**Exercise instructions**
Look at the data below and print exactly the lines from its first line through the line with "const BLUE_TXT = '#3a96ee';"; the pictures stay out of the copy.
┄┄┄┄┄┄┄┄┄┄┄┄┄┄┄┄┄┄┄┄
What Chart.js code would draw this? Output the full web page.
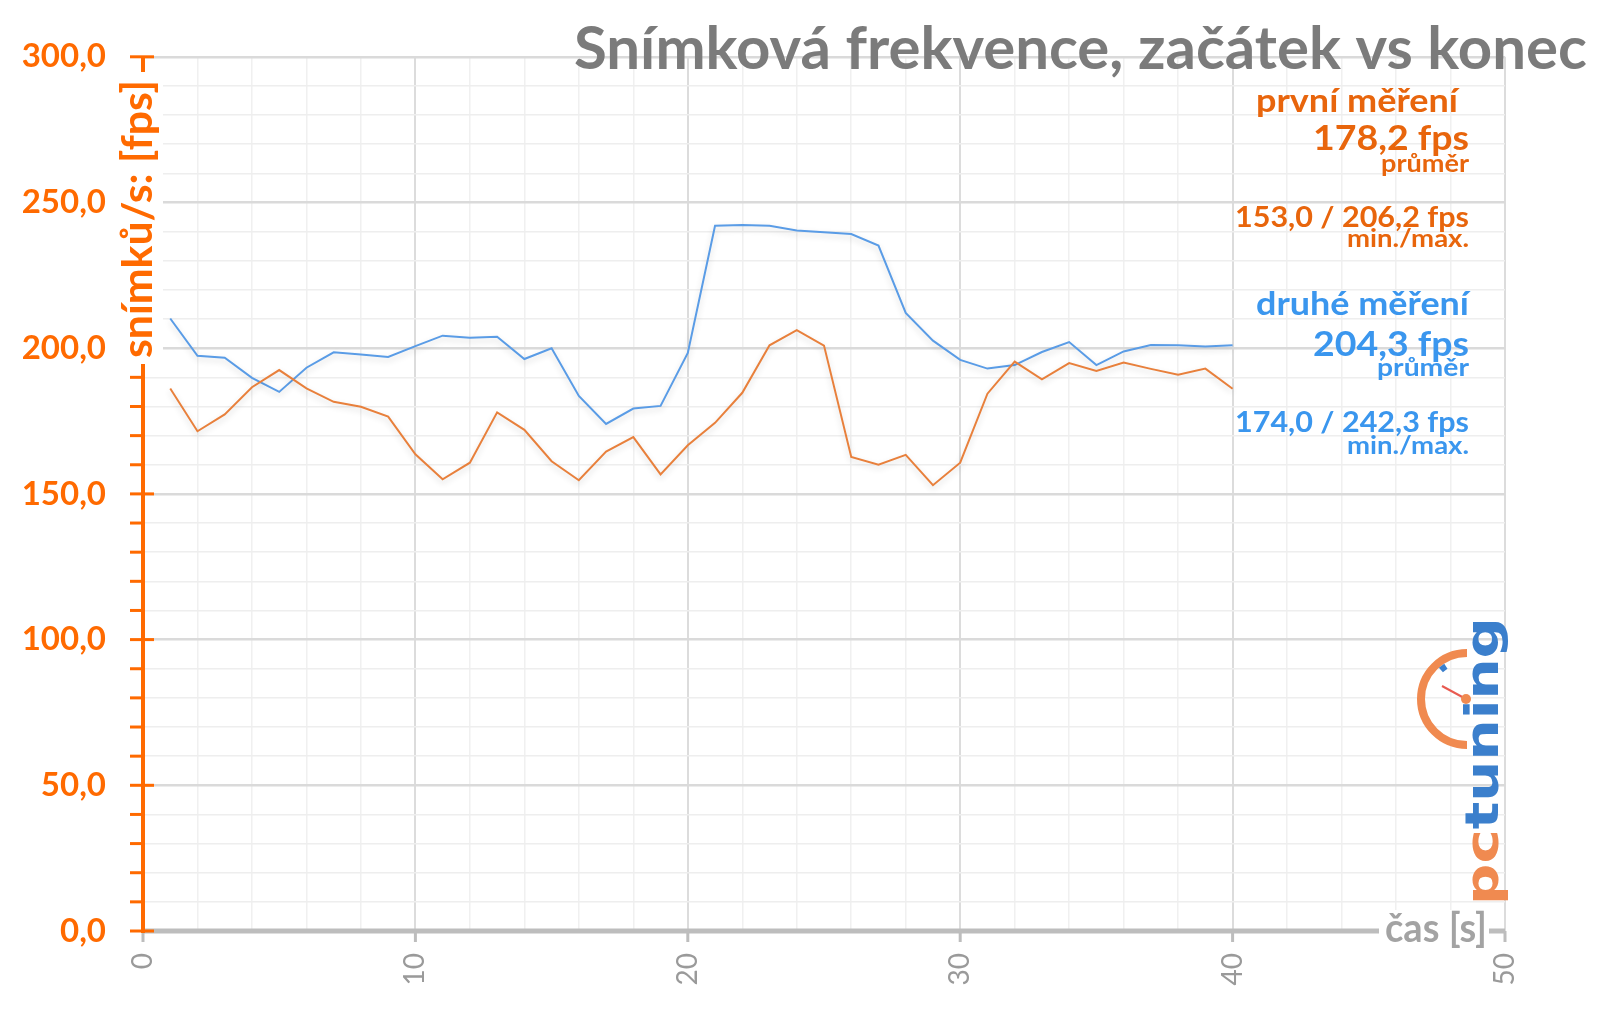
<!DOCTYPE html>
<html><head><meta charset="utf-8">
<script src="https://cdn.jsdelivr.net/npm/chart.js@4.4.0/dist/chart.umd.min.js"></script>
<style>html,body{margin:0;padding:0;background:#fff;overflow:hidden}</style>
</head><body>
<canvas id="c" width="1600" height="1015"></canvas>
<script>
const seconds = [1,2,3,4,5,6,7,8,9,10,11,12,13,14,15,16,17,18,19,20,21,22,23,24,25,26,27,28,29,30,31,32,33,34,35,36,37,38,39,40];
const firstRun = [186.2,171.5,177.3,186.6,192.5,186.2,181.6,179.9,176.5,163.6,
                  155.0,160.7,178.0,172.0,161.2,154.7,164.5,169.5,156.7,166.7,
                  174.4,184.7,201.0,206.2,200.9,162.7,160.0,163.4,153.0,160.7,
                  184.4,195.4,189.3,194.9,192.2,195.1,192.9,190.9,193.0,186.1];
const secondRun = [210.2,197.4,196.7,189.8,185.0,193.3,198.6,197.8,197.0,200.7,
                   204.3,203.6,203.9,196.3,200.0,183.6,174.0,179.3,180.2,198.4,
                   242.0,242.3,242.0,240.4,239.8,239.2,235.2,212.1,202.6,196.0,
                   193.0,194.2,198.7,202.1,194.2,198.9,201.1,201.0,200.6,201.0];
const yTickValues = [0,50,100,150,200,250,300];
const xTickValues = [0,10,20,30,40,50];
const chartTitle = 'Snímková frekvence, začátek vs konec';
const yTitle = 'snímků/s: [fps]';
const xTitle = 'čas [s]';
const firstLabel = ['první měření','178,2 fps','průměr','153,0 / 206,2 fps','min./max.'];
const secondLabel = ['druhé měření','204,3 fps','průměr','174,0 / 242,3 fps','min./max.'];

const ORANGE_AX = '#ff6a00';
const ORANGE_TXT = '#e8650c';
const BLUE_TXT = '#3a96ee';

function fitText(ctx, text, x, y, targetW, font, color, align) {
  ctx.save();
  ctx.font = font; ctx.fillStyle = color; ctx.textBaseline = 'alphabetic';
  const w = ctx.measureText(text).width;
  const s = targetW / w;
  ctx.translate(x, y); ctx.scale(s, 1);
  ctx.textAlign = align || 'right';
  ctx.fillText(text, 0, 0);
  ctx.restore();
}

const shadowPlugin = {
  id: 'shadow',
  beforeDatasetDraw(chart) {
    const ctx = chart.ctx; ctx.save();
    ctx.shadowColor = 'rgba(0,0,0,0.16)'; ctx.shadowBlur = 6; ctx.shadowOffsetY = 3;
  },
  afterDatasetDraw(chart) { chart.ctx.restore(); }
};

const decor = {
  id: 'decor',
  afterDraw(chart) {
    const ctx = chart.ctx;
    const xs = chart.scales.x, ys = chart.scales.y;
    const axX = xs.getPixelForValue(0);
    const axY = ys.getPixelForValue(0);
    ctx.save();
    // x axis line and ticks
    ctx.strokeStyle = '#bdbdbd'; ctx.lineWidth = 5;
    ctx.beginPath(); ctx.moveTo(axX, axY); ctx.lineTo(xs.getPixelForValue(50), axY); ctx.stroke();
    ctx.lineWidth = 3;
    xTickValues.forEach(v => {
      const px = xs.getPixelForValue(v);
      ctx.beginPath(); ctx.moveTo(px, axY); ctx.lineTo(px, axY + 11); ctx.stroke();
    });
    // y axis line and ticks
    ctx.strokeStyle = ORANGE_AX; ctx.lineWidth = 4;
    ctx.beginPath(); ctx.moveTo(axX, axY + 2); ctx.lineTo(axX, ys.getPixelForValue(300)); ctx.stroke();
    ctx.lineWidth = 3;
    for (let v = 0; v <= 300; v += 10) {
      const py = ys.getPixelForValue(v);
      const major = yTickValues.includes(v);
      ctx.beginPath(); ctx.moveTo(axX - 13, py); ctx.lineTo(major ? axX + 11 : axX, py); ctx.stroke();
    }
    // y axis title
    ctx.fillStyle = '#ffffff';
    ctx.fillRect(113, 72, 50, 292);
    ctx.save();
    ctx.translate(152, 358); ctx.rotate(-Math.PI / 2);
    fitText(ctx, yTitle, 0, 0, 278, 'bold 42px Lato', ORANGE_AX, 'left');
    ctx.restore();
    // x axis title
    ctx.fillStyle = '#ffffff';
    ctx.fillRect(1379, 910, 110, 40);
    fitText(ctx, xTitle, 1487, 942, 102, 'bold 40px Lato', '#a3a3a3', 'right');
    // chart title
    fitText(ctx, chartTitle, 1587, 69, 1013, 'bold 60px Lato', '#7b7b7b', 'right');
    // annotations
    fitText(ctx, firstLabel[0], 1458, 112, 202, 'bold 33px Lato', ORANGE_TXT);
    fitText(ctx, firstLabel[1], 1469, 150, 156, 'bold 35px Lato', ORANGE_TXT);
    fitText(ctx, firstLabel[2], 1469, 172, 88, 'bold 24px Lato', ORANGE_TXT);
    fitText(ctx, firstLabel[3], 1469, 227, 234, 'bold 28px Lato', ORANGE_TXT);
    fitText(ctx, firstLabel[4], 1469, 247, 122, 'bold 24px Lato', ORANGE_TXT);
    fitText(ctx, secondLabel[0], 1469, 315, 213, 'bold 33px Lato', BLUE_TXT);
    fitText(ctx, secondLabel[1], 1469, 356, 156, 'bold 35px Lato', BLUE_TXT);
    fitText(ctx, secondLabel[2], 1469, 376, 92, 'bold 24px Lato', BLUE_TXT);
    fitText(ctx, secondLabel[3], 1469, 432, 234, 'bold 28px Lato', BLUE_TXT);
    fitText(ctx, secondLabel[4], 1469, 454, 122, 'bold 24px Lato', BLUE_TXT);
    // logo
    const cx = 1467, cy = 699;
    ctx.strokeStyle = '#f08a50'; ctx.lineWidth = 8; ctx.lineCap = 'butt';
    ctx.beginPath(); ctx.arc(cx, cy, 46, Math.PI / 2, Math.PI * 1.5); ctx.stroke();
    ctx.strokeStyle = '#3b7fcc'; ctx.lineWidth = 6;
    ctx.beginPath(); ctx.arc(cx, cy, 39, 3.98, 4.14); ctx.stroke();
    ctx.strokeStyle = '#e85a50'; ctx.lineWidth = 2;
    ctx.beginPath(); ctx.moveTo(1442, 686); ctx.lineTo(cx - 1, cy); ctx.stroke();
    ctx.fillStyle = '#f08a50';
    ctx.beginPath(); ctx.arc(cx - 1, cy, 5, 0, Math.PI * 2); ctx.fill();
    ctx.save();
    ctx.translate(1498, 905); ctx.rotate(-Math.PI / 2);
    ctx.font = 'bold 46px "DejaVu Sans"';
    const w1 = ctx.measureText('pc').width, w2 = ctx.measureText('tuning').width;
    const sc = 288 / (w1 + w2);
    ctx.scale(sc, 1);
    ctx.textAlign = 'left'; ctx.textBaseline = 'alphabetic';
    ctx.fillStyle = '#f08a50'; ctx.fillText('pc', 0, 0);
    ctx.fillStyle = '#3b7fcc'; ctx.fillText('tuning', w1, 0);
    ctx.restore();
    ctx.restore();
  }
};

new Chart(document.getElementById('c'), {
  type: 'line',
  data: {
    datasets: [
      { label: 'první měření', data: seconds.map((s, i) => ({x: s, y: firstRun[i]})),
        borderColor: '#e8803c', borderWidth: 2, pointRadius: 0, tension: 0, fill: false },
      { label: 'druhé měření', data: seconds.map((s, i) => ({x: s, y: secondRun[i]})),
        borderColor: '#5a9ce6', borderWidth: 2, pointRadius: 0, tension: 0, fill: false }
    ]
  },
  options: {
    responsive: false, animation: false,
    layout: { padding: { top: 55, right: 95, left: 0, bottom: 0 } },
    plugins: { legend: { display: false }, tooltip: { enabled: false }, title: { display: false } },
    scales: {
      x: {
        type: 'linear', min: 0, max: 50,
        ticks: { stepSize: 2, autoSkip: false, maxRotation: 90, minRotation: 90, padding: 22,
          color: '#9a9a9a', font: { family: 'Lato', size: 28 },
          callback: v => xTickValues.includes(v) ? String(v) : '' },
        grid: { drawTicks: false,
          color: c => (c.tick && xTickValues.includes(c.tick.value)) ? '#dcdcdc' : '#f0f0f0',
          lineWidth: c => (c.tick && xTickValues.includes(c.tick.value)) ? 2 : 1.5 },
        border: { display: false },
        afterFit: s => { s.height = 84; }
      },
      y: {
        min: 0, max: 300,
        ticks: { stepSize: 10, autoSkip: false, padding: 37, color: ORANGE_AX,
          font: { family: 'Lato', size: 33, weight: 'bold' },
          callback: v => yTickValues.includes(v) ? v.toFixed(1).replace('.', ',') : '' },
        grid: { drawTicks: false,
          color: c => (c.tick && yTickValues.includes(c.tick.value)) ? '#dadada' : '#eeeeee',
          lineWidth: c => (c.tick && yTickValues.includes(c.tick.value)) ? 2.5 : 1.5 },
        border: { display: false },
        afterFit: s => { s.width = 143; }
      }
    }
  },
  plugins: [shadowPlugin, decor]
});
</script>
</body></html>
┄┄┄┄┄┄┄┄┄┄┄┄┄┄┄┄┄┄┄┄
**Answer to this task**
What Chart.js code would draw this? Output the full web page.
<!DOCTYPE html>
<html><head><meta charset="utf-8">
<script src="https://cdn.jsdelivr.net/npm/chart.js@4.4.0/dist/chart.umd.min.js"></script>
<style>html,body{margin:0;padding:0;background:#fff;overflow:hidden}</style>
</head><body>
<canvas id="c" width="1600" height="1015"></canvas>
<script>
const seconds = [1,2,3,4,5,6,7,8,9,10,11,12,13,14,15,16,17,18,19,20,21,22,23,24,25,26,27,28,29,30,31,32,33,34,35,36,37,38,39,40];
const firstRun = [186.2,171.5,177.3,186.6,192.5,186.2,181.6,179.9,176.5,163.6,
                  155.0,160.7,178.0,172.0,161.2,154.7,164.5,169.5,156.7,166.7,
                  174.4,184.7,201.0,206.2,200.9,162.7,160.0,163.4,153.0,160.7,
                  184.4,195.4,189.3,194.9,192.2,195.1,192.9,190.9,193.0,186.1];
const secondRun = [210.2,197.4,196.7,189.8,185.0,193.3,198.6,197.8,197.0,200.7,
                   204.3,203.6,203.9,196.3,200.0,183.6,174.0,179.3,180.2,198.4,
                   242.0,242.3,242.0,240.4,239.8,239.2,235.2,212.1,202.6,196.0,
                   193.0,194.2,198.7,202.1,194.2,198.9,201.1,201.0,200.6,201.0];
const yTickValues = [0,50,100,150,200,250,300];
const xTickValues = [0,10,20,30,40,50];
const chartTitle = 'Snímková frekvence, začátek vs konec';
const yTitle = 'snímků/s: [fps]';
const xTitle = 'čas [s]';
const firstLabel = ['první měření','178,2 fps','průměr','153,0 / 206,2 fps','min./max.'];
const secondLabel = ['druhé měření','204,3 fps','průměr','174,0 / 242,3 fps','min./max.'];

const ORANGE_AX = '#ff6a00';
const ORANGE_TXT = '#e8650c';
const BLUE_TXT = '#3a96ee';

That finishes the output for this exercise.